Stock Brokers For Financial Planning
Stock brokers can also provide advice on financial planning. They are knowledgeable in areas such as retirement planning, estate planning, taxes, and investing. With their help, clients can make the most out of their investments and ensure that they are meeting their financial goals.
Stock Brokers For Investment Research
Stock brokers often conduct extensive research on a variety of investments. They are familiar with the markets and can provide their clients with insights and analysis on stocks, bonds, mutual funds, and other investments. With their help, clients can make educated decisions about their investments and better manage their portfolios.

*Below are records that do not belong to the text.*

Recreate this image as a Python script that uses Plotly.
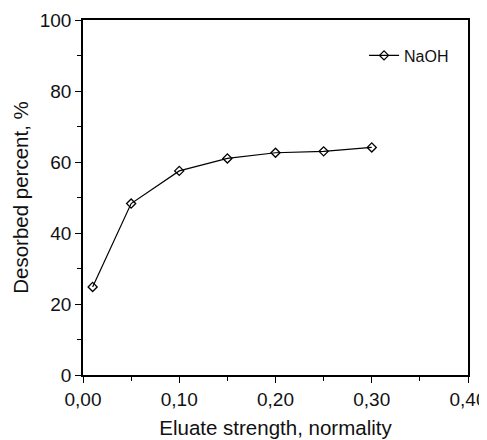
import plotly.graph_objects as go

x_vals = [0.01, 0.05, 0.10, 0.15, 0.20, 0.25, 0.30]
y_vals = [24.8, 48.3, 57.5, 61.0, 62.6, 63.0, 64.1]
series_name = "NaOH"

fig = go.Figure()
fig.add_trace(go.Scatter(
    x=x_vals, y=y_vals, name=series_name, mode="lines+markers",
    line=dict(color="black", width=1.2),
    marker=dict(symbol="diamond-open", size=7, color="black", line=dict(width=1.3)),
))

font = "Liberation Sans, Arial, sans-serif"
fig.update_layout(
    width=479, height=432,
    margin=dict(l=75, r=19, t=12, b=65, autoexpand=False),
    paper_bgcolor="white", plot_bgcolor="white",
    separators=",.",
    font=dict(family=font, size=19, color="#111111"),
    showlegend=True,
    legend=dict(x=0.73, y=0.90, xanchor="left", yanchor="middle",
                bgcolor="rgba(0,0,0,0)", font=dict(size=16)),
    xaxis=dict(range=[0, 0.4], dtick=0.1, tickformat=".2f",
               showline=True, linecolor="black", linewidth=1.5, mirror=True,
               ticks="outside", ticklen=6, tickwidth=1.2, tickcolor="black",
               minor=dict(dtick=0.05, ticks="outside", ticklen=4, tickcolor="black", tickwidth=1.2),
               showgrid=False, zeroline=False, automargin=False,
               title=dict(text="Eluate strength, normality", font=dict(size=20.5), standoff=12)),
    yaxis=dict(range=[0, 100], dtick=20,
               showline=True, linecolor="black", linewidth=1.5, mirror=True,
               ticks="outside", ticklen=6, tickwidth=1.2, tickcolor="black",
               minor=dict(dtick=10, ticks="outside", ticklen=4, tickcolor="black", tickwidth=1.2),
               showgrid=False, zeroline=False, automargin=False,
               title=dict(text="Desorbed percent, %", font=dict(size=20.5), standoff=6)),
)

fig.write_html("out.html")
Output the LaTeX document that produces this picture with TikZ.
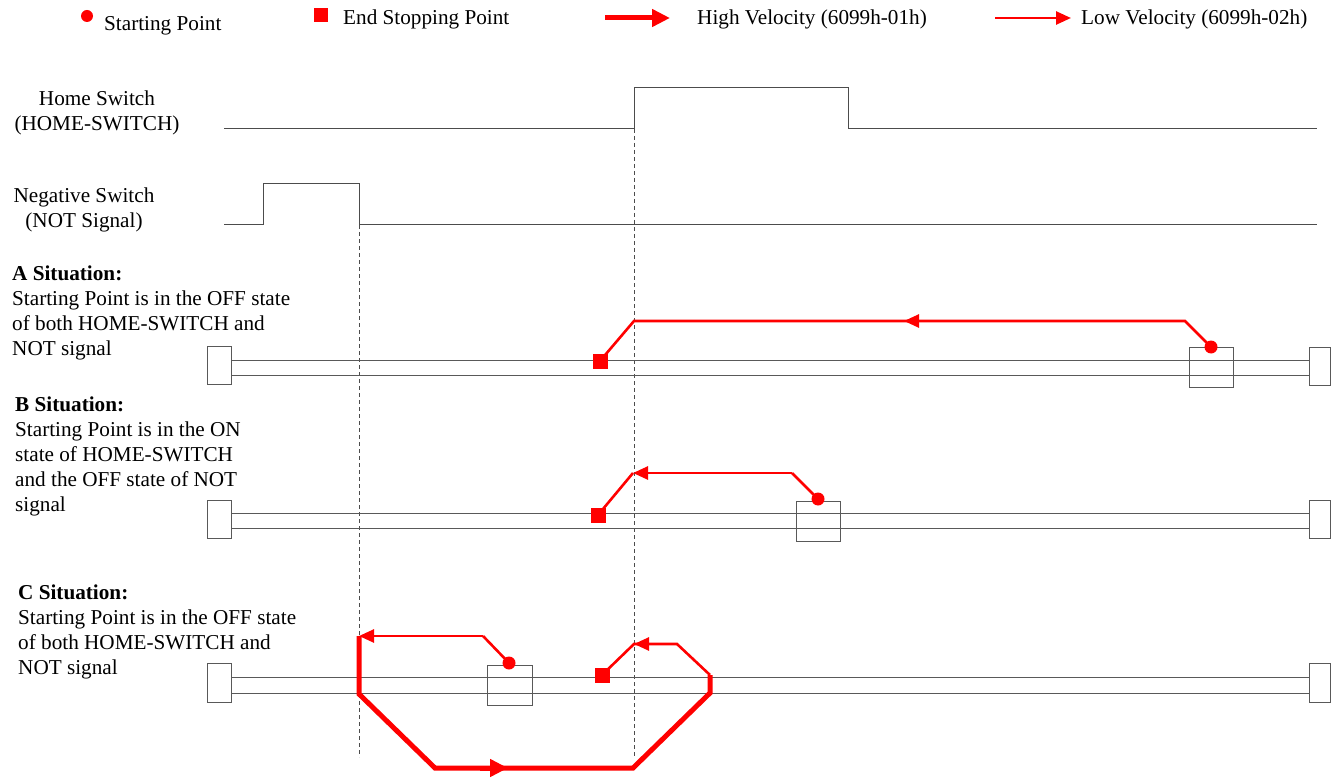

Stock Brokers For Diversification
In addition, stock brokers can assist clients in diversifying their portfolios. They can provide advice on which stocks to buy and sell, as well as how much to invest in each stock. By diversifying their investments, clients can spread out the risk and maximize their returns.
The roles of brokers and transfer agents:
Brokers are responsible for buying and selling securities for clients on the open market.
Transfer agents are responsible for keeping an accurate record of securities ownership, including transfers, cancellations, and titling.
Brokers typically earn a commission for each trade.
Transfer agents usually charge a fee for their services.
Brokers may also provide advice on investment strategies and financial planning.
Transfer agents are also responsible for maintaining communication with shareholders and issuing dividend payments.
Brokers must pass certain examinations and/or licensing requirements.
Transfer agents must also abide by federal and state regulations.
Brokers send stock transfers to the transfer agent to make shareholder ownership updates on the master shareholder list.
Transfer agents make changes to the shareholder list when individual shareholders, brokers, DTC, or other parties send in ownership transfer requests (stock transfers).